During the gathering, the Discovery Channel hosted its debut of Pearl Harbor: Death of the Arizona. With Oliver Stone-like precision, the documentary seeks to solve--via digital reconstruction of photographic/filmed evidence, underwater archaeology and detective work--the mystery of what really sunk this battleship. Director Erik Nelson says Death's final day of filming--when analysts announced their conclusions--took place in Washington on September 11. Ironically, Nelson and Pearl-based National Park Service historian Daniel Martinez were scheduled aboard the jet that slammed into the Pentagon, but changed flights because of the shoot. "We tried crossing town past the burning Pentagon, and in a very direct sense saw the parallels between 9/11 and December 7," states Nelson, who ended up driving cross-country with Martinez.
The Termite Art Productions documentary, narrated by West Wing First Lady Stockard Channing (voice of the film regularly screened at the USS Arizona Memorial's visitor center), contends that reports that torpedoes hit the Arizona, or that a "bomb went down the smokestack," are "legends." Imperial pilots, Army doctor Eric Haakenson and others photographed and filmed the air raid, and Haakenson's footage of the exploding Arizona is like the Zapruder film of JFK's asassination.
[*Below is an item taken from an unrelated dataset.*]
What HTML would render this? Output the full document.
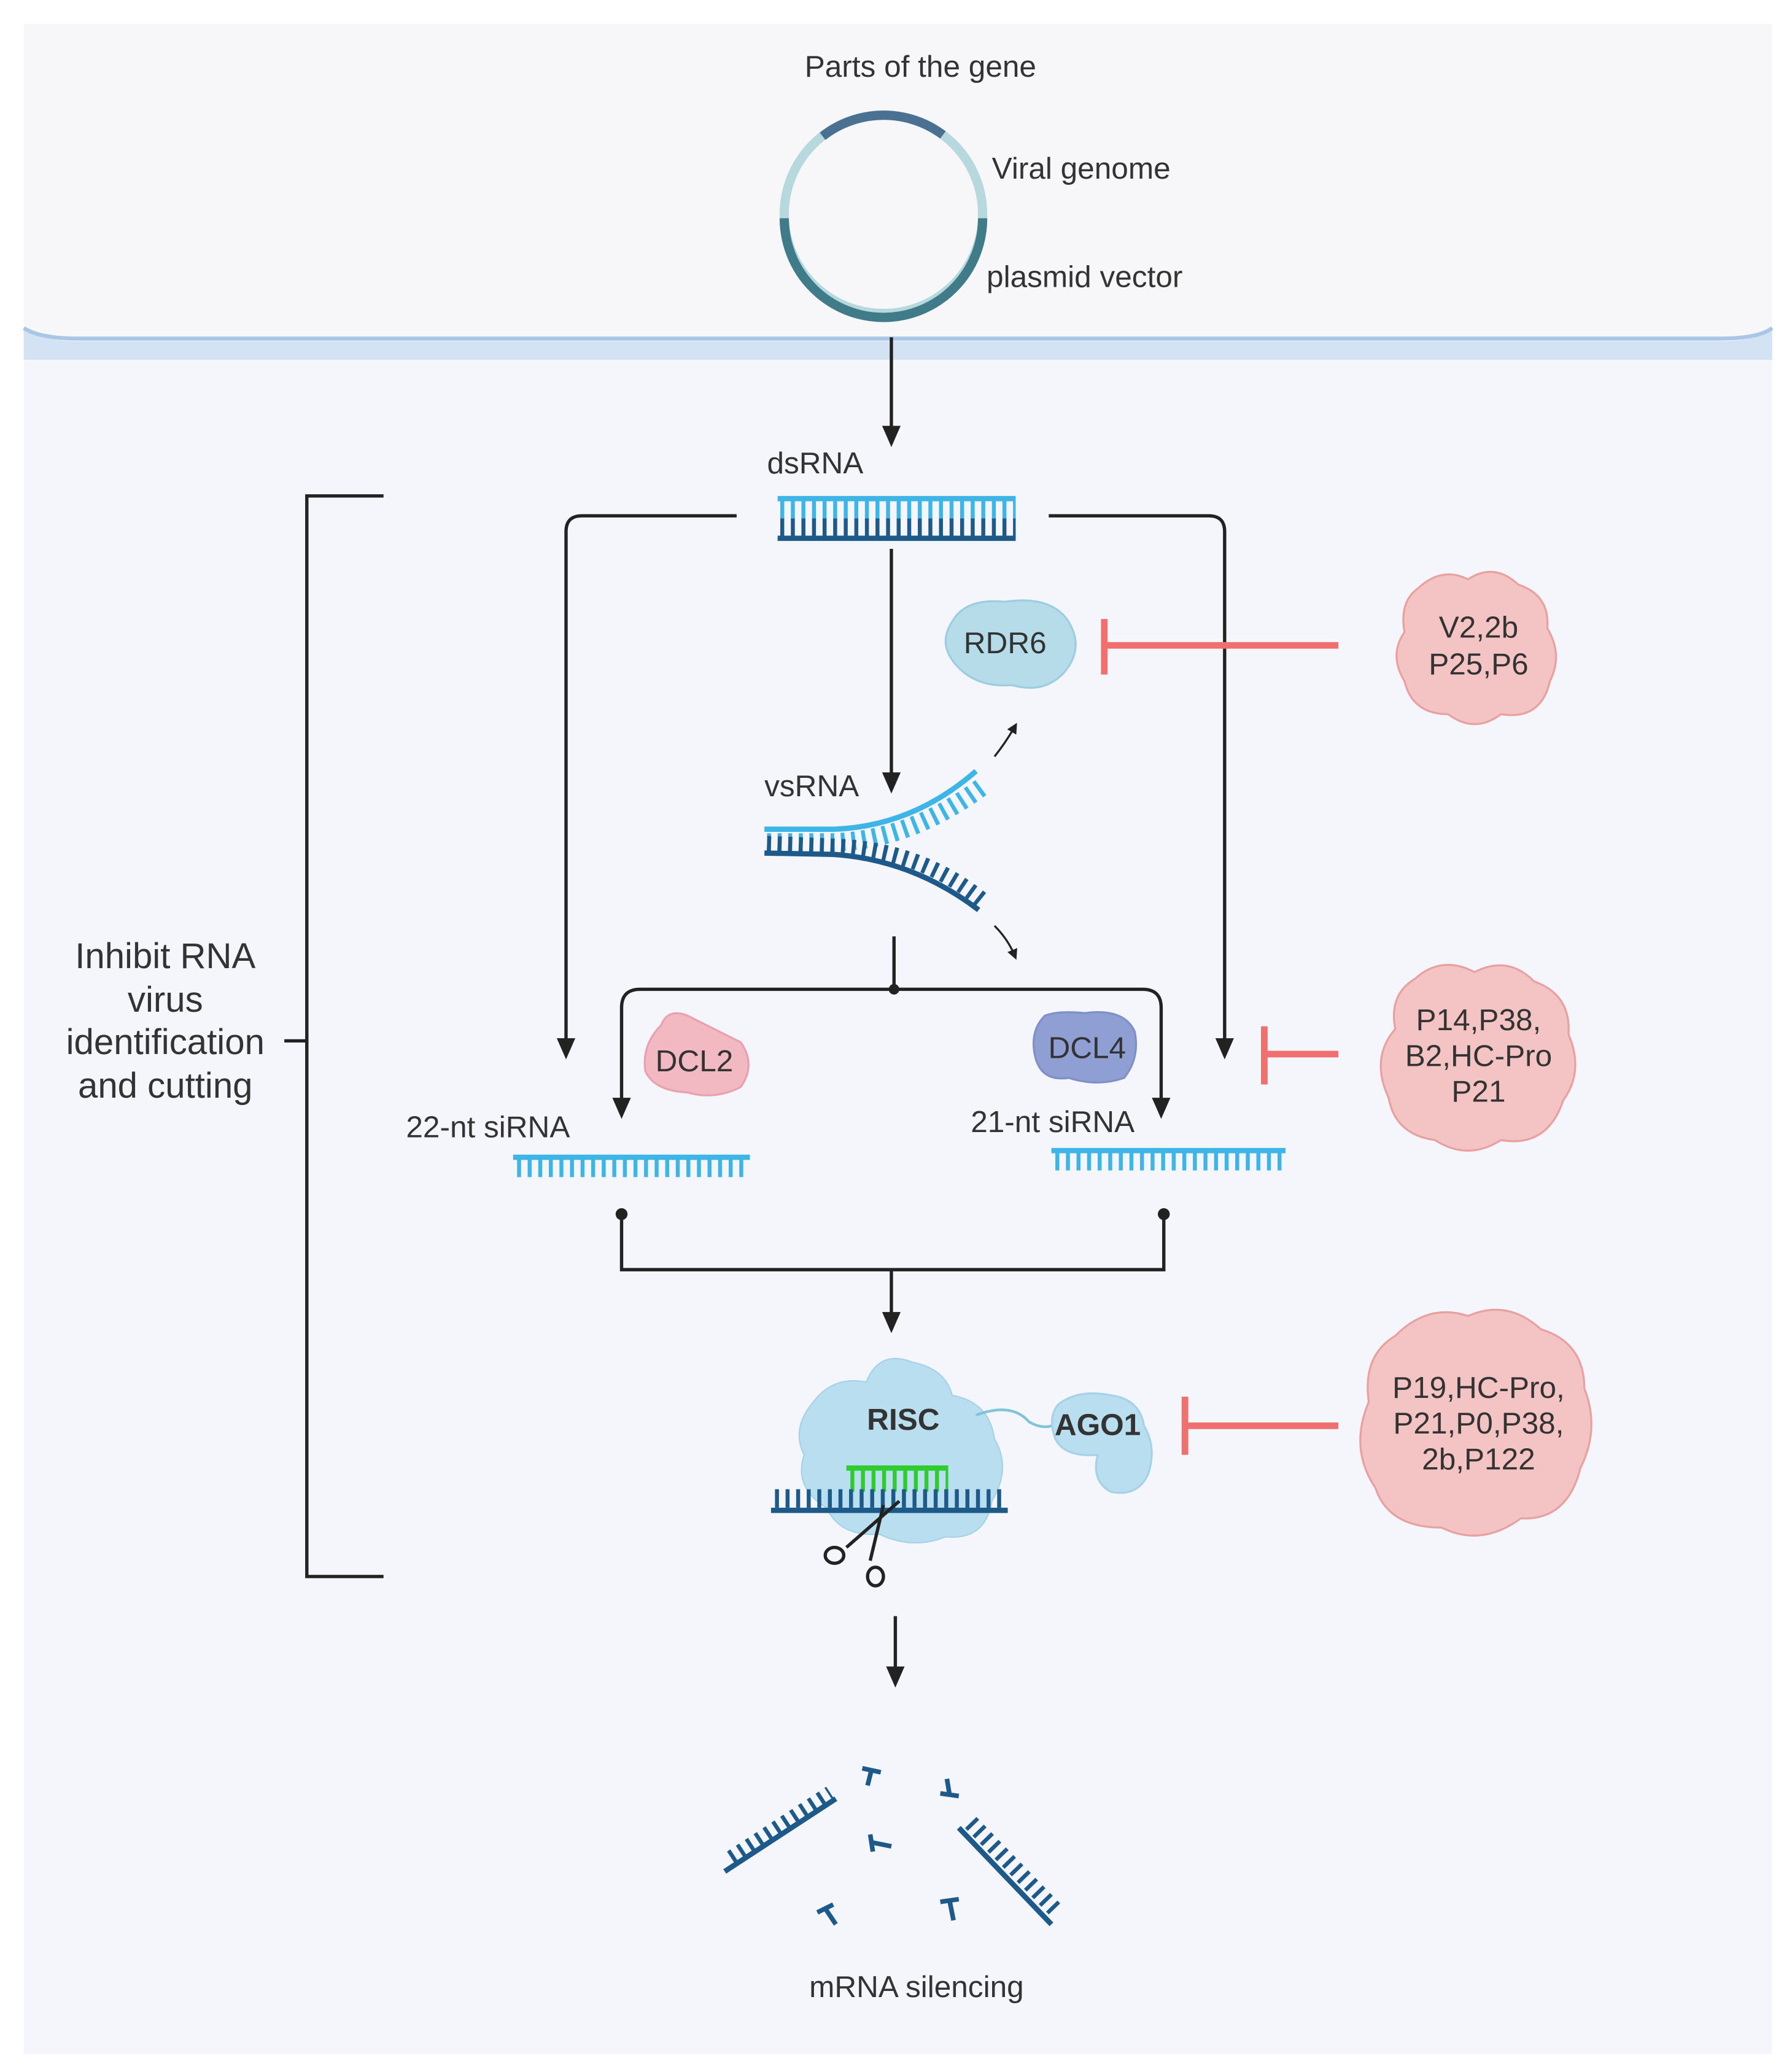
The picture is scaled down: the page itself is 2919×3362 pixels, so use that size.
<!DOCTYPE html>
<html><head><meta charset="utf-8"><style>
html,body{margin:0;padding:0;background:#fff;}
svg{display:block;}
text{font-family:"Liberation Sans",sans-serif;fill:#333;}
</style></head><body>
<svg width="2919" height="3362" viewBox="0 0 1355 1560.6" preserveAspectRatio="none" xmlns="http://www.w3.org/2000/svg">
<defs>
<marker id="ah" markerWidth="16" markerHeight="16" refX="8" refY="8" orient="auto" markerUnits="userSpaceOnUse" viewBox="0 0 16 16">
<path d="M0,1 L16,8 L0,15 Z" fill="#222"/></marker>
<marker id="ahs" markerWidth="8" markerHeight="8" refX="4" refY="4" orient="auto" markerUnits="userSpaceOnUse" viewBox="0 0 8 8">
<path d="M0,0 L8,4 L0,8 Z" fill="#222"/></marker>
</defs>
<rect x="0" y="0" width="1355" height="1561" fill="#fff"/>
<rect x="18" y="18" width="1322" height="1535" fill="#f7f7fa"/>
<rect x="18" y="270" width="1322" height="1283" fill="#f5f6fb"/>
<path d="M18,248 Q30,258 60,258 L1300,258 Q1330,258 1340,248 L1340,272 L18,272 Z" fill="#d3e3f3"/>
<path d="M18,248 Q30,256 60,256 L1300,256 Q1330,256 1340,248" fill="none" stroke="#a9c6e6" stroke-width="3"/>

<g font-size="23">
<text x="696" y="58" text-anchor="middle" fill="#444">Parts of the gene</text>
<text x="750" y="135" fill="#444">Viral genome</text>
<text x="746" y="217" fill="#444">plasmid vector</text>
</g>
<circle cx="668" cy="162" r="75" fill="none" stroke="#b7d8dd" stroke-width="7"/>
<path d="M 622,103 A75,75 0 0 1 713,102" fill="none" stroke="#4b7192" stroke-width="7"/>
<path d="M 743,165 A75,75 0 0 1 593,165" fill="none" stroke="#3f7b88" stroke-width="7"/>

<line x1="674" y1="255" x2="674" y2="330" stroke="#222" stroke-width="2.5" marker-end="url(#ah)"/>
<text x="580" y="358" font-size="23">dsRNA</text>
<line x1="590" y1="385" x2="768" y2="385" stroke="#3db5e6" stroke-width="16" stroke-dasharray="3 5"/>
<line x1="590" y1="399" x2="768" y2="399" stroke="#1d5a8a" stroke-width="14" stroke-dasharray="3 5"/>
<line x1="588" y1="377" x2="768" y2="377" stroke="#3db5e6" stroke-width="4"/>
<line x1="588" y1="407" x2="768" y2="407" stroke="#1d5a8a" stroke-width="4"/>

<path d="M290,375 L232,375 L232,1192 L290,1192 M215,787 L232,787" fill="none" stroke="#222" stroke-width="2.5"/>
<g font-size="27" text-anchor="middle" fill="#333">
<text x="125" y="732">Inhibit RNA</text><text x="125" y="765">virus</text>
<text x="125" y="797">identification</text><text x="125" y="830">and cutting</text></g>

<path d="M557,390 L440,390 Q428,390 428,402 L428,793" fill="none" stroke="#222" stroke-width="2.5" marker-end="url(#ah)"/>
<path d="M793,390 L914,390 Q926,390 926,402 L926,793" fill="none" stroke="#222" stroke-width="2.5" marker-end="url(#ah)"/>
<line x1="674" y1="415" x2="674" y2="592" stroke="#222" stroke-width="2.5" marker-end="url(#ah)"/>

<path d="M720,470 Q730,452 760,455 Q795,450 808,470 Q820,490 805,508 Q790,525 765,518 Q740,520 725,505 Q708,488 720,470 Z" fill="#b6dcea" stroke="#9ccde0" stroke-width="1.5"/>
<text x="760" y="494" font-size="23" text-anchor="middle">RDR6</text>
<line x1="1012" y1="488" x2="835" y2="488" stroke="#f07070" stroke-width="5"/>
<line x1="835" y1="468" x2="835" y2="510" stroke="#f07070" stroke-width="5"/>
<path d="M1072,445 Q1090,428 1110,438 Q1130,425 1148,442 Q1172,450 1170,475 Q1182,495 1172,515 Q1165,545 1135,540 Q1115,555 1095,540 Q1068,540 1062,515 Q1050,495 1062,478 Q1058,455 1072,445 Z" fill="#f4c4c4" stroke="#e8a0a0" stroke-width="1.5"/>
<g font-size="23" text-anchor="middle"><text x="1118" y="482">V2,2b</text><text x="1118" y="510">P25,P6</text></g>

<text x="578" y="602" font-size="23">vsRNA</text>
<path d="M580,632 L630,632 Q690,630 745,588" fill="none" stroke="#3db5e6" stroke-width="14" stroke-dasharray="3 5" transform="translate(0,5)"/>
<path d="M578,627 L630,627 Q690,625 738,583" fill="none" stroke="#3db5e6" stroke-width="4"/>
<path d="M580,638 L630,640 Q695,642 742,680" fill="none" stroke="#1d5a8a" stroke-width="12" stroke-dasharray="3 5"/>
<path d="M578,645 L630,646 Q690,650 740,688" fill="none" stroke="#1d5a8a" stroke-width="4"/>
<path d="M752,572 Q760,562 767,550" fill="none" stroke="#222" stroke-width="1.5" marker-end="url(#ahs)"/>
<path d="M752,700 Q762,710 767,722" fill="none" stroke="#222" stroke-width="1.5" marker-end="url(#ahs)"/>

<line x1="676" y1="708" x2="676" y2="748" stroke="#222" stroke-width="2.5"/>
<circle cx="676" cy="748" r="4" fill="#222"/>
<path d="M676,748 L484,748 Q470,748 470,762 L470,838" fill="none" stroke="#222" stroke-width="2.5" marker-end="url(#ah)"/>
<path d="M676,748 L864,748 Q878,748 878,762 L878,838" fill="none" stroke="#222" stroke-width="2.5" marker-end="url(#ah)"/>

<path d="M500,775 Q505,762 520,768 Q540,778 560,788 Q572,805 560,822 Q540,832 520,826 Q495,825 488,810 Q485,790 500,775 Z" fill="#f2b9c2" stroke="#e8a2ae" stroke-width="1.5"/>
<text x="525" y="810" font-size="23" text-anchor="middle">DCL2</text>
<path d="M790,768 Q800,764 820,766 Q850,762 858,780 Q862,800 850,815 Q830,822 808,815 Q788,818 783,800 Q778,780 790,768 Z" fill="#8f9fd4" stroke="#7f90c8" stroke-width="1.5"/>
<text x="822" y="800" font-size="23" text-anchor="middle">DCL4</text>

<text x="307" y="860" font-size="23">22-nt siRNA</text>
<line x1="388" y1="875" x2="567" y2="875" stroke="#3db5e6" stroke-width="4"/>
<line x1="391" y1="883" x2="567" y2="883" stroke="#3db5e6" stroke-width="14" stroke-dasharray="3 5"/>
<text x="734" y="856" font-size="23">21-nt siRNA</text>
<line x1="795" y1="870" x2="972" y2="870" stroke="#3db5e6" stroke-width="4"/>
<line x1="798" y1="878" x2="972" y2="878" stroke="#3db5e6" stroke-width="14" stroke-dasharray="3 5"/>

<line x1="1012" y1="797" x2="956" y2="797" stroke="#f07070" stroke-width="5"/>
<line x1="956" y1="776" x2="956" y2="820" stroke="#f07070" stroke-width="5"/>
<path d="M1070,740 Q1090,722 1115,735 Q1140,722 1160,742 Q1188,752 1186,782 Q1198,810 1182,832 Q1170,868 1135,862 Q1110,878 1085,862 Q1055,858 1050,830 Q1036,800 1055,778 Q1050,752 1070,740 Z" fill="#f4c4c4" stroke="#e8a0a0" stroke-width="1.5"/>
<g font-size="23" text-anchor="middle"><text x="1118" y="779">P14,P38,</text><text x="1118" y="806">B2,HC-Pro</text><text x="1118" y="833">P21</text></g>

<circle cx="470" cy="918" r="4.5" fill="#222"/><circle cx="880" cy="918" r="4.5" fill="#222"/>
<path d="M470,918 L470,960 L880,960 L880,918" fill="none" stroke="#222" stroke-width="2.5"/>
<line x1="674" y1="960" x2="674" y2="1000" stroke="#222" stroke-width="2.5" marker-end="url(#ah)"/>

<path d="M615,1060 Q630,1040 655,1045 Q665,1020 690,1030 Q715,1035 720,1055 Q748,1060 752,1088 Q765,1110 750,1135 Q745,1165 715,1162 Q690,1172 665,1160 Q635,1162 625,1140 Q600,1125 608,1100 Q598,1080 615,1060 Z" fill="#b9def0" stroke="#a5d2e8" stroke-width="1"/>
<text x="683" y="1081" font-size="23" font-weight="bold" text-anchor="middle">RISC</text>
<line x1="640" y1="1110" x2="717" y2="1110" stroke="#2ecc2e" stroke-width="4"/>
<line x1="643" y1="1120" x2="717" y2="1120" stroke="#2ecc2e" stroke-width="16" stroke-dasharray="3 5"/>
<line x1="583" y1="1142" x2="762" y2="1142" stroke="#1d5a8a" stroke-width="4"/>
<line x1="586" y1="1133" x2="762" y2="1133" stroke="#1d5a8a" stroke-width="14" stroke-dasharray="3 5"/>
<g stroke="#222" stroke-width="2.5" fill="none">
<line x1="640" y1="1170" x2="680" y2="1135"/><line x1="658" y1="1180" x2="668" y2="1138"/>
<ellipse cx="631" cy="1176" rx="7" ry="6"/><ellipse cx="662" cy="1192" rx="6" ry="7"/></g>
<path d="M738,1070 Q765,1060 778,1075 Q790,1082 800,1076" fill="none" stroke="#7fc4d8" stroke-width="2"/>
<path d="M800,1062 Q815,1050 840,1055 Q862,1058 865,1078 Q875,1095 868,1115 Q860,1132 840,1128 Q825,1120 830,1100 Q805,1102 798,1088 Q792,1072 800,1062 Z" fill="#b9def0" stroke="#a5d2e8" stroke-width="1.5"/>
<text x="830" y="1085" font-size="23" font-weight="bold" text-anchor="middle">AGO1</text>

<line x1="1012" y1="1078" x2="896" y2="1078" stroke="#f07070" stroke-width="5"/>
<line x1="896" y1="1056" x2="896" y2="1100" stroke="#f07070" stroke-width="5"/>
<path d="M1055,1010 Q1080,985 1110,995 Q1140,982 1165,1005 Q1198,1015 1198,1050 Q1210,1080 1195,1110 Q1185,1150 1150,1148 Q1120,1170 1090,1155 Q1050,1155 1040,1125 Q1020,1095 1035,1060 Q1030,1025 1055,1010 Z" fill="#f4c4c4" stroke="#e8a0a0" stroke-width="1.5"/>
<g font-size="23" text-anchor="middle"><text x="1118" y="1057">P19,HC-Pro,</text><text x="1118" y="1084">P21,P0,P38,</text><text x="1118" y="1111">2b,P122</text></g>

<line x1="677" y1="1222" x2="677" y2="1268" stroke="#222" stroke-width="2.5" marker-end="url(#ah)"/>

<line x1="548" y1="1415" x2="632" y2="1360" stroke="#1d5a8a" stroke-width="4"/>
<line x1="553" y1="1405" x2="628" y2="1356" stroke="#1d5a8a" stroke-width="12" stroke-dasharray="3 5"/>
<line x1="725" y1="1382" x2="795" y2="1455" stroke="#1d5a8a" stroke-width="4"/>
<line x1="734" y1="1378" x2="798" y2="1444" stroke="#1d5a8a" stroke-width="12" stroke-dasharray="3 5"/>
<g stroke="#1d5a8a" stroke-width="3.5" fill="none">
<path d="M652,1337 L666,1340 M659,1338 L656,1350"/>
<path d="M711,1356 L725,1358 M718,1357 L716,1345"/>
<path d="M658,1387 L660,1400 M659,1393 L674,1396"/>
<path d="M618,1446 L630,1440 M624,1443 L632,1455"/>
<path d="M711,1438 L725,1436 M718,1437 L721,1452"/>
</g>
<text x="693" y="1510" font-size="23" text-anchor="middle">mRNA silencing</text>
</svg>
</body></html>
Boeing-Autometric analysts, filmmakers and others connect the dots and surmise where a high-altitude bomb struck the Arizona and "ripped through the ship's decks and penetrated a forward magazine, where the ship's gunpowder was stored. It detonated there. The chain of explosive reactions blew through compartment after compartment." Channing adds that this resulted in a plume of smoke blowing out the smokestack--"why witnesses believed a bomb exploded there."
The History Channel also hosted a presentation by myself and my Pearl Harbor in the Movies co-author, Luis Reyes. The latter provided an overview of Pearl pictures; my video/talk focused on celluloid stereotypes in these agitprop flicks. The panel included the premiere of Digital Ranch's Save Our History: U.S.S. Arizona. This History Channel documentary examines exactly what of the world's most famous wreck still exists underwater, and if the estimated half-million gallons of oil still leaking daily from the Arizona present an ecological danger to Pearl Harbor.
Like Death of the Arizona, this documentary looks at the history of the "super dreadnaught" named after the Grand Canyon State, only three years after Arizona was admitted to the union. Up to 75,000 people attended the June 19, 1915 Brooklyn Navy Yard launching of the two football-field-long seagoing city. Esther Ross, daughter of a prominent pioneer citizen of Prescott, christened the Arizona, with bottles of champagne and water--usually considered a bad omen by sailors.
As coal-powered European ships could not service the oil-fuelled Arizona, the battleship with 14-inch guns never saw battle--until an 800-foot fireball destroyed it on December 7, 1941.
Elvis Presley's first concert after leaving the military raised much of the money for the memorial, which opened in 1962.
Shan Sutton, of the University of Arizona's Special Collections library, was a source for Save Our History. The Discovery and History Channel documentaries use some of the same interviewees: Stratton, who describes the burns over 60 percent of his body that still ail him 60 years later; NPS' Martinez and diver Daniel Lenihan; and Gloria Stuart, who co-starred with Jimmy Cagney in 1934's Here Comes the Navy, shot on the Arizona--63 years before starring in a film about another ill-fated ship, Titanic.
December 7's invitation-only ceremony in the memorial structure (with its biblical tree of life motif) above the sunken behemoth, where about 900 sailors are entombed, will be the last Hawaii hurrah for the vanishing Pearl Harbor survivors, and a fitting close for the remembrances of that date that--along with 9/11--still lives in infamy.